Il les regarda tous les deux en secouant la tête l'air de dire « ces deux-là sont des abrutis ».
« Laissez-moi deviner, vous remplissiez votre gourde dans n'importe quel cours d'eau ? Un regard vers Ceithli et il reprit, comme s'il leur passait un savon. Vous dites être allés au sud, sous ces climats vous apprendrez que n'importe quoi peut se cacher dans l'eau. Il faut la faire bouillir avant de la boire, ou la filtrer avec un linge propre ! »
L'air exaspéré d'avoir à faire à tant d'ignorance, il soupira. C'était pourtant évident non ? Comment pouvait-on se montrer si stupide ?
« Vous avez deux vertèbres un peu tassées mais elles semblent s'être remises d'elles-même. Ce qui est bizarre d'ailleurs... marmonna-t-il en jetant sur Archélas un regard suspicieux. En fait, votre densité osseuse présente des similitudes avec celle des Morphes sur ce cliché, vous voyez ? Mais pas sur celui-ci qui a été pris quelques minutes plus tard. »
Le soldat le regardait avec des yeux ronds, ne comprenant strictement rien de ce que cet homme lui racontait. Pour commencer, il n'avait aucune idée de ce qu'était une « polie au miel ite ». La pneumonie lui parlait déjà davantage. Quant à sa densité osseuse, tout ce qu'il pu en retenir fut que les images au mur... c'était son corps ! Battant des cils d'un air sidéré, il observait les dessins. Sa peau semblait transparente comme le liquide dans son ballon au bout de son bras, et à l'intérieur, on voyait ses os. C'était... bizarre, mais amusant, magique, fascinant. Le médecin lui, semblait trouver révoltant que son patient s'extasie des images alors qu'il avait mis sa vie en danger bêtement.

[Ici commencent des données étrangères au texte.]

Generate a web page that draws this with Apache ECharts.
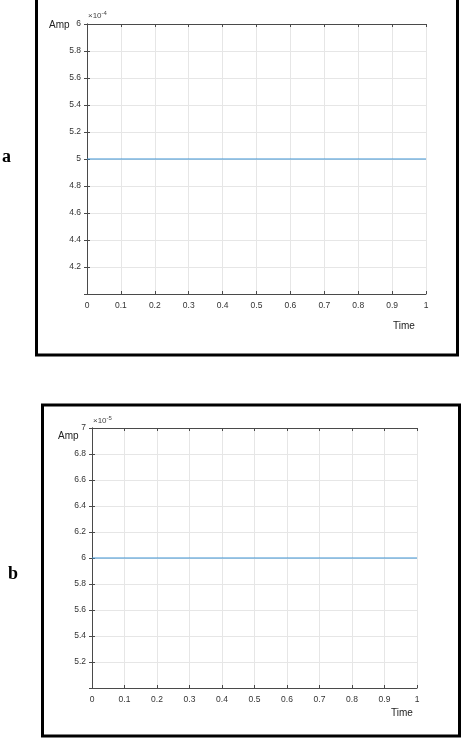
<!DOCTYPE html>
<html>
<head>
<meta charset="utf-8">
<script src="https://cdn.jsdelivr.net/npm/echarts@6/dist/echarts.min.js"></script>
<style>
  html, body { margin: 0; padding: 0; background: #fff; }
  #chart { width: 463px; height: 739px; }
</style>
</head>
<body>
<div id="chart"></div>
<script>
  // panel a : amplitude in units of 1e-4
  const timeA = [0, 1];
  const ampA = [5, 5];
  const yTicksA = { min: 4, max: 6, step: 0.2 };
  const expA = '-4';

  // panel b : amplitude in units of 1e-5
  const timeB = [0, 1];
  const ampB = [6, 6];
  const yTicksB = { min: 5, max: 7, step: 0.2 };
  const expB = '-5';

  const xTicks = { min: 0, max: 1, step: 0.1 };

  const axisCol = '#4a4a4a';
  const labelCol = '#333';
  const gridCol = '#e6e6e6';
  const lineCol = '#3d93d3';

  const chart = echarts.init(document.getElementById('chart'));

  function fmt(v) {
    return String(Number(v.toFixed(1)));
  }

  // one "box" of axes (bottom/top, left/right) per grid
  function xAxes(gi) {
    return [
      {
        gridIndex: gi, type: 'value', position: 'bottom',
        min: xTicks.min, max: xTicks.max, interval: xTicks.step,
        axisLine: { show: true, lineStyle: { color: axisCol, width: 1 } },
        axisTick: { show: true, inside: true, length: 3, lineStyle: { color: axisCol } },
        axisLabel: { color: labelCol, fontSize: 8.5, fontFamily: 'Liberation Sans', margin: 7, formatter: fmt },
        splitLine: { show: true, lineStyle: { color: gridCol, width: 1 } }
      },
      {
        gridIndex: gi, type: 'value', position: 'top',
        min: xTicks.min, max: xTicks.max, interval: xTicks.step,
        axisLine: { show: true, lineStyle: { color: axisCol, width: 1 } },
        axisTick: { show: true, inside: true, length: 3, lineStyle: { color: axisCol } },
        axisLabel: { show: false },
        splitLine: { show: false }
      }
    ];
  }

  function yAxes(gi, t) {
    return [
      {
        gridIndex: gi, type: 'value', position: 'left',
        min: t.min, max: t.max, interval: t.step,
        axisLine: { show: true, lineStyle: { color: axisCol, width: 1 } },
        axisTick: { show: true, inside: true, length: 3, lineStyle: { color: axisCol } },
        axisLabel: {
          color: labelCol, fontSize: 8.5, fontFamily: 'Liberation Sans', margin: 6,
          formatter: v => (Math.abs(v - t.min) < 1e-9 ? '' : fmt(v))
        },
        splitLine: { show: true, lineStyle: { color: gridCol, width: 1 } }
      },
      {
        gridIndex: gi, type: 'value', position: 'right',
        min: t.min, max: t.max, interval: t.step,
        axisLine: { show: true, lineStyle: { color: axisCol, width: 1 } },
        axisTick: { show: true, inside: true, length: 3, lineStyle: { color: axisCol } },
        axisLabel: { show: false },
        splitLine: { show: false }
      }
    ];
  }

  const txt = (x, y, s, size) => ({
    type: 'text', left: x, top: y,
    style: { text: s, fontSize: size, fontFamily: 'Liberation Sans', fill: '#222' }
  });

  const expText = (x, y, e) => ({
    type: 'text', left: x, top: y,
    style: {
      text: '×10{s|' + e + '}', fontSize: 8, fontFamily: 'Liberation Sans', fill: '#444',
      rich: { s: { fontSize: 6, verticalAlign: 'top', padding: [0, 0, 5, 0], fill: '#444' } }
    }
  });

  const option = {
    animation: false,
    backgroundColor: '#fff',
    grid: [
      { left: 87, top: 24, width: 339, height: 270 },
      { left: 92, top: 428, width: 325, height: 260 }
    ],
    xAxis: xAxes(0).concat(xAxes(1)),
    yAxis: yAxes(0, yTicksA).concat(yAxes(1, yTicksB)),
    series: [
      {
        type: 'line', xAxisIndex: 0, yAxisIndex: 0, showSymbol: false,
        lineStyle: { color: lineCol, width: 1 },
        data: timeA.map((t, i) => [t, ampA[i]])
      },
      {
        type: 'line', xAxisIndex: 2, yAxisIndex: 2, showSymbol: false,
        lineStyle: { color: lineCol, width: 1 },
        data: timeB.map((t, i) => [t, ampB[i]])
      }
    ],
    graphic: [
      // outer frames
      { type: 'rect', shape: { x: 36.5, y: -5, width: 421, height: 360 },
        style: { fill: 'none', stroke: '#000', lineWidth: 3 } },
      { type: 'rect', shape: { x: 42.5, y: 405, width: 417, height: 331 },
        style: { fill: 'none', stroke: '#000', lineWidth: 3 } },
      // panel letters
      { type: 'text', left: 2, top: 148,
        style: { text: 'a', fontSize: 18, fontWeight: 'bold', fontFamily: 'Liberation Serif', fill: '#000' } },
      { type: 'text', left: 8, top: 565,
        style: { text: 'b', fontSize: 18, fontWeight: 'bold', fontFamily: 'Liberation Serif', fill: '#000' } },
      // axis names
      txt(49, 20, 'Amp', 10),
      txt(393, 321, 'Time', 10),
      txt(58, 431, 'Amp', 10),
      txt(391, 708, 'Time', 10),
      // exponent labels
      expText(88, 10, expA),
      expText(93, 415, expB)
    ]
  };

  chart.setOption(option);
</script>
</body>
</html>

« Là, il désigna une tache blanche de la taille d'une épingle à cheveux dans l'épaule gauche, c'est une écharde métallique. Il va falloir la retirer. Bizarrement elle a fait énormément de dégâts et... compte tenu de sa taille restreinte, c'est... ce n'est pas très normal. Nouveau regard suspicieux.

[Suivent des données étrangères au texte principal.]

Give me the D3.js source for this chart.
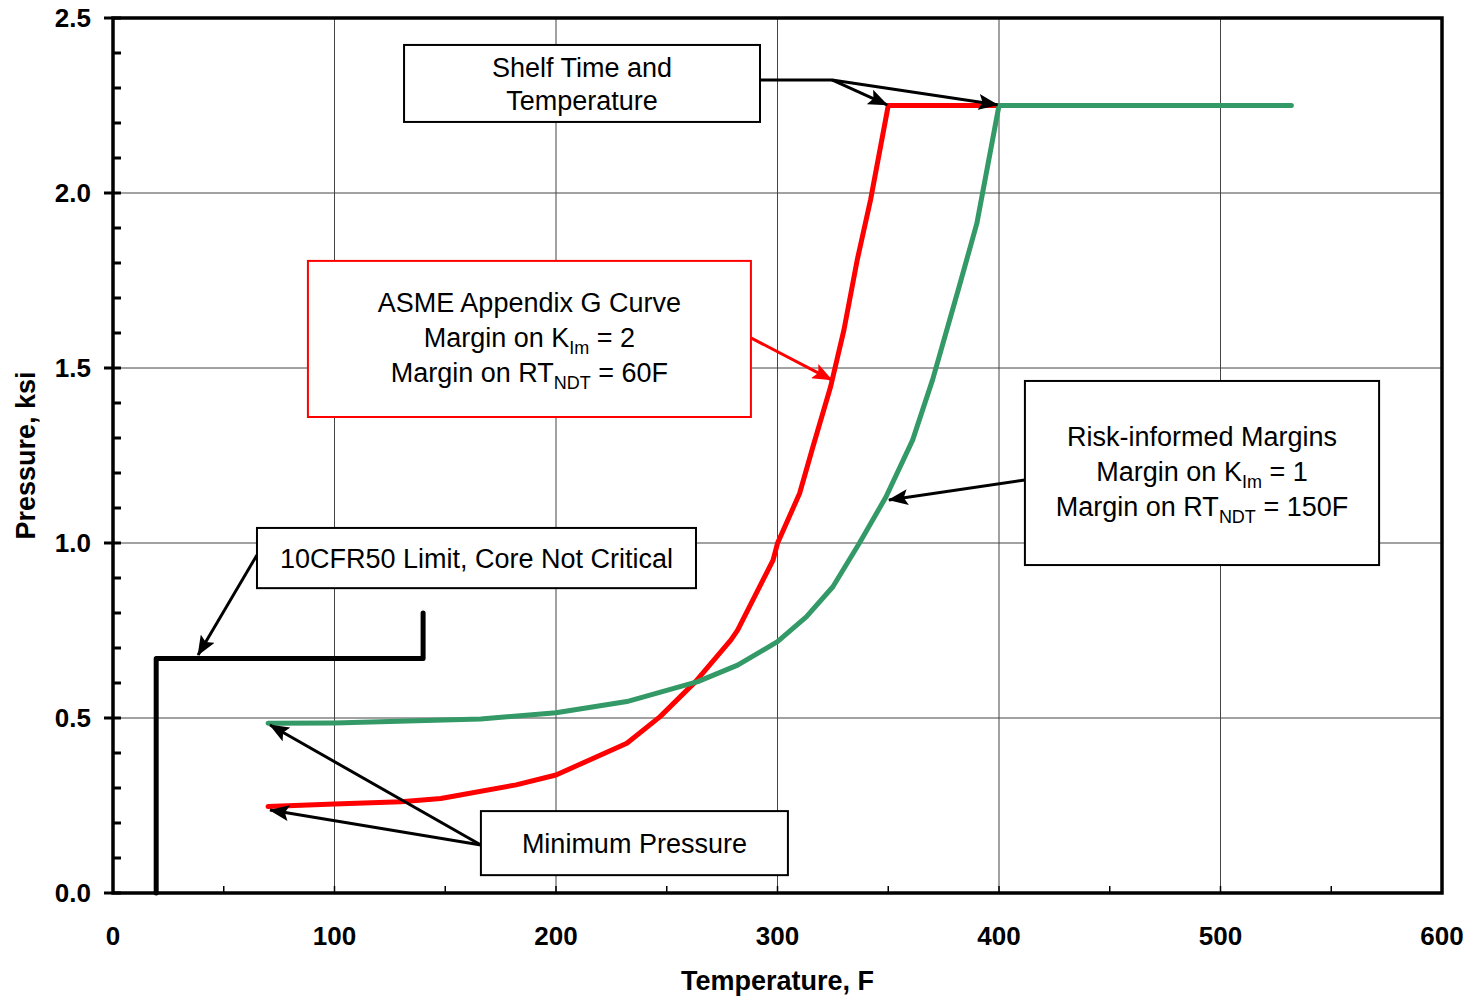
<!DOCTYPE html>
<html>
<head>
<meta charset="utf-8" />
<title>P-T limit curves</title>
<script src="https://cdnjs.cloudflare.com/ajax/libs/d3/7.8.5/d3.min.js"></script>
<style>
	body { margin: 0; background: #ffffff; }
	svg text { font-family: Arial, "Liberation Sans", sans-serif; }
	.tick-label { font-size: 26px; font-weight: bold; }
	.axis-title { font-size: 27px; font-weight: bold; }
	.box-text { font-size: 27px; }
</style>
</head>
<body>
<svg id="chart" width="1470" height="996"></svg>
<script>
// axis ticks
const xTicks = [0, 100, 200, 300, 400, 500, 600];
const yTicks = [0.0, 0.5, 1.0, 1.5, 2.0, 2.5];

// ASME Appendix G curve (temperature F, pressure ksi)
const asmeTemp = [70, 100, 130, 148, 182, 200, 232, 247, 263, 279, 282, 298, 300, 310, 316, 324, 330, 336, 342, 350, 400];
const asmePres = [0.247, 0.254, 0.261, 0.270, 0.309, 0.337, 0.428, 0.504, 0.604, 0.723, 0.751, 0.951, 0.999, 1.142, 1.275, 1.447, 1.609, 1.809, 1.980, 2.25, 2.25];

// Risk-informed curve
const riskTemp = [70, 100, 166, 200, 232, 264, 282, 300, 313, 325, 337, 349, 361, 370, 382, 390, 400, 532];
const riskPres = [0.485, 0.486, 0.497, 0.515, 0.547, 0.604, 0.651, 0.718, 0.789, 0.875, 1.0, 1.132, 1.294, 1.466, 1.732, 1.913, 2.25, 2.25];

// 10CFR50 limit, core not critical
const cfrTemp = [19.5, 19.5, 140, 140];
const cfrPres = [0, 0.67, 0.67, 0.8];

// annotation boxes in data units
const boxes = [
	{ lines: [["Shelf Time and"], ["Temperature"]], x0: 131.4, x1: 292.1, y0: 2.423, y1: 2.203, color: "#000", gap: 33, shift: 0 },
	{ lines: [["ASME Appendix G Curve"], ["Margin on K", "Im", " = 2"], ["Margin on RT", "NDT", " = 60F"]], x0: 88.0, x1: 288.0, y0: 1.806, y1: 1.36, color: "#ff0000", gap: 35, shift: -2 },
	{ lines: [["Risk-informed Margins"], ["Margin on K", "Im", " = 1"], ["Margin on RT", "NDT", " = 150F"]], x0: 411.7, x1: 571.6, y0: 1.463, y1: 0.937, color: "#000", gap: 35, shift: -2 },
	{ lines: [["10CFR50 Limit, Core Not Critical"]], x0: 65.0, x1: 263.2, y0: 1.043, y1: 0.871, color: "#000", gap: 0, shift: 0 },
	{ lines: [["Minimum Pressure"]], x0: 166.1, x1: 304.7, y0: 0.234, y1: 0.051, color: "#000", gap: 0, shift: 0 }
];

// leader lines and arrows [fromT, fromP, toT, toP, head]
const leaders = [
	[292.1, 2.323, 324.6, 2.323, false],
	[324.6, 2.323, 349.5, 2.252, true],
	[324.6, 2.323, 399.3, 2.252, true],
	[288.0, 1.586, 324.4, 1.466, true],
	[411.7, 1.18, 350.3, 1.123, true],
	[65.0, 0.966, 38.4, 0.68, true],
	[166.1, 0.137, 70.9, 0.48, true],
	[166.1, 0.137, 70.9, 0.237, true]
];
const leaderColors = ["#000", "#000", "#000", "#ff0000", "#000", "#000", "#000", "#000"];

const margin = { left: 113, top: 18, right: 28, bottom: 103 };
const width = 1470 - margin.left - margin.right;
const height = 996 - margin.top - margin.bottom;

const svg = d3.select("#chart");
const g = svg.append("g").attr("transform", `translate(${margin.left},${margin.top})`);

const x = d3.scaleLinear().domain([0, 600]).range([0, width]);
const y = d3.scaleLinear().domain([0, 2.5]).range([height, 0]);

// arrow heads
const defs = svg.append("defs");
["#000", "#ff0000"].forEach(function(c, i) {
	defs.append("marker")
		.attr("id", "arrow" + i)
		.attr("markerUnits", "userSpaceOnUse")
		.attr("viewBox", "0 0 20 16")
		.attr("refX", 19).attr("refY", 8)
		.attr("markerWidth", 20).attr("markerHeight", 16)
		.attr("orient", "auto")
		.append("path")
		.attr("d", "M0,0 L20,8 L0,16 L4,8 Z")
		.attr("fill", c);
});

// gridlines
g.append("g").selectAll("line")
	.data(xTicks.slice(1, -1))
	.enter().append("line")
	.attr("x1", d => x(d)).attr("x2", d => x(d))
	.attr("y1", 0).attr("y2", height)
	.attr("stroke", "#444").attr("stroke-width", 1);
g.append("g").selectAll("line")
	.data(yTicks.slice(1, -1))
	.enter().append("line")
	.attr("y1", d => y(d)).attr("y2", d => y(d))
	.attr("x1", 0).attr("x2", width)
	.attr("stroke", "#444").attr("stroke-width", 1);

// minor ticks
const yMinor = d3.range(0, 26).map(i => i / 10).filter(v => Math.abs(v * 2 - Math.round(v * 2)) > 1e-6);
g.append("g").selectAll("line")
	.data(yMinor)
	.enter().append("line")
	.attr("x1", 0).attr("x2", 8)
	.attr("y1", d => y(d)).attr("y2", d => y(d))
	.attr("stroke", "#000").attr("stroke-width", 3);
g.append("g").selectAll("line")
	.data(yTicks)
	.enter().append("line")
	.attr("x1", -9).attr("x2", 8)
	.attr("y1", d => y(d)).attr("y2", d => y(d))
	.attr("stroke", "#000").attr("stroke-width", 3);
const xMinor = d3.range(50, 600, 100);
g.append("g").selectAll("line")
	.data(xMinor.concat(xTicks.slice(1, -1)))
	.enter().append("line")
	.attr("x1", d => x(d)).attr("x2", d => x(d))
	.attr("y1", height).attr("y2", height - 7)
	.attr("stroke", "#000").attr("stroke-width", 1.5);

// tick labels
g.append("g").selectAll("text")
	.data(yTicks)
	.enter().append("text")
	.attr("class", "tick-label")
	.attr("x", -22).attr("y", d => y(d))
	.attr("dy", "0.36em")
	.attr("text-anchor", "end")
	.text(d => d.toFixed(1));
g.append("g").selectAll("text")
	.data(xTicks)
	.enter().append("text")
	.attr("class", "tick-label")
	.attr("x", d => x(d)).attr("y", height + 52)
	.attr("text-anchor", "middle")
	.text(d => d);

// axis titles
g.append("text").attr("class", "axis-title")
	.attr("x", width / 2).attr("y", height + 97)
	.attr("text-anchor", "middle")
	.text("Temperature, F");
g.append("text").attr("class", "axis-title")
	.attr("transform", `translate(${-78},${height / 2}) rotate(-90)`)
	.attr("text-anchor", "middle")
	.text("Pressure, ksi");

// curves
const line = d3.line().x(d => x(d[0])).y(d => y(d[1]));
function drawSeries(ts, ps, color) {
	g.append("path")
		.datum(ts.map((t, i) => [t, ps[i]]))
		.attr("d", line)
		.attr("fill", "none")
		.attr("stroke", color)
		.attr("stroke-width", 5)
		.attr("stroke-linejoin", "round")
		.attr("stroke-linecap", "round");
}
drawSeries(cfrTemp, cfrPres, "#000");
drawSeries(asmeTemp, asmePres, "#ff0000");
drawSeries(riskTemp, riskPres, "#339966");

// frame
g.append("rect")
	.attr("x", 0).attr("y", 0)
	.attr("width", width).attr("height", height)
	.attr("fill", "none").attr("stroke", "#000").attr("stroke-width", 3.5);

// leader lines
leaders.forEach(function(l, i) {
	const c = leaderColors[i];
	g.append("line")
		.attr("x1", x(l[0])).attr("y1", y(l[1]))
		.attr("x2", x(l[2])).attr("y2", y(l[3]))
		.attr("stroke", c).attr("stroke-width", 3)
		.attr("marker-end", l[4] ? `url(#arrow${c === "#000" ? 0 : 1})` : null);
});

// annotation boxes
boxes.forEach(function(b) {
	g.append("rect")
		.attr("x", x(b.x0)).attr("y", y(b.y0))
		.attr("width", x(b.x1) - x(b.x0))
		.attr("height", y(b.y1) - y(b.y0))
		.attr("fill", "#fff")
		.attr("stroke", b.color).attr("stroke-width", 2);
	const cx = (x(b.x0) + x(b.x1)) / 2;
	const cy = (y(b.y0) + y(b.y1)) / 2 + b.shift;
	const n = b.lines.length;
	b.lines.forEach(function(parts, i) {
		const t = g.append("text")
			.attr("class", "box-text")
			.attr("x", cx)
			.attr("y", cy + (i - (n - 1) / 2) * b.gap)
			.attr("dy", "0.36em")
			.attr("text-anchor", "middle");
		t.append("tspan").text(parts[0]);
		if (parts.length > 1) {
			t.append("tspan").attr("font-size", "18px").attr("dy", "7").text(parts[1]);
			t.append("tspan").attr("dy", "-7").text(parts[2]);
		}
	});
});
</script>
</body>
</html>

_ C'est à cause de la Sève de M...
_ Et là, coupa le médecin en montrant du doigt une tache dans le mollet droit, c'est un très joli Dracunculose ! On se baigne dans de l'eau croupie peut-être ? Ce n'est pas très malin. »
Il haussa les épaules comme un défaitiste, affligé par le manque de réaction des deux jeunes gens. Il leur aurait annoncé le mariage des peoples les plus populaires du coin qu'ils n'auraient pas semblé plus intéressés. Il se retourna et fit disparaître les imageries. La lumière se fit plus vive et un aide-soignant entra à ce moment là avec un petit plateau.
« C'est pour lui. Amusez-vous bien, j'ai horreur de ces bestioles. Je ne veux même pas voir un seul centimètre de ce truc. Et il revint vers Ceithli. Revenons-en à nos affaires... »
Pendant ce temps, l'assistant injecta un produit tout aussi transparent dans le tuyau qu'Archélas avait relié au bras. Ensuite, il alla s'occuper de son mollet dans lequel il fit une incision sans prévenir et appuya doucement. Surpris et un peu furieux – bien que son état ne lui permettait pas de réagir trop brusquement – le soldat se redressa pour interrompre le geste de cet individu peu délicat... mais ce fut lui qui s'interrompit lorsqu'il aperçu cet espèce de fil blanc surgir de sous sa chair. L'assistant l'enroulait méthodiquement autour d'un bâton en tirant dessus. Dix secondes plus tard, le soldat vomissait tout ce qu'il n'avait pas mangé depuis des semaines dans un récipient à portée de main.
« Ça va aller, il n'est pas très grand. Mais c'est vrai que ce n'est jamais très ragoûtant à voir. Surtout n'essayez pas de l'enlever vous-même, vous risqueriez de le casser. On va le sortir centimètre après centimètre.
_ De toute façon, intervint le médecin qui se désintéressait à présent d'Archélas qu'il considérait comme arriéré, vous devrez rester ici quelques temps. On vous donnera ce qu'il faut pour guérir, mais on ne fait pas dans la magie comme Sayah par ici, alors il faudra attendre. »
Et puis plus il les retenait, plus il pouvait étudier sa nouvelle patiente...
« Je vais aussi recoudre votre tête et votre main, et je vais devoir vous couper un peu l'épaule pour enlever cette écharde. » précisa l'aide-soignant à voix basse.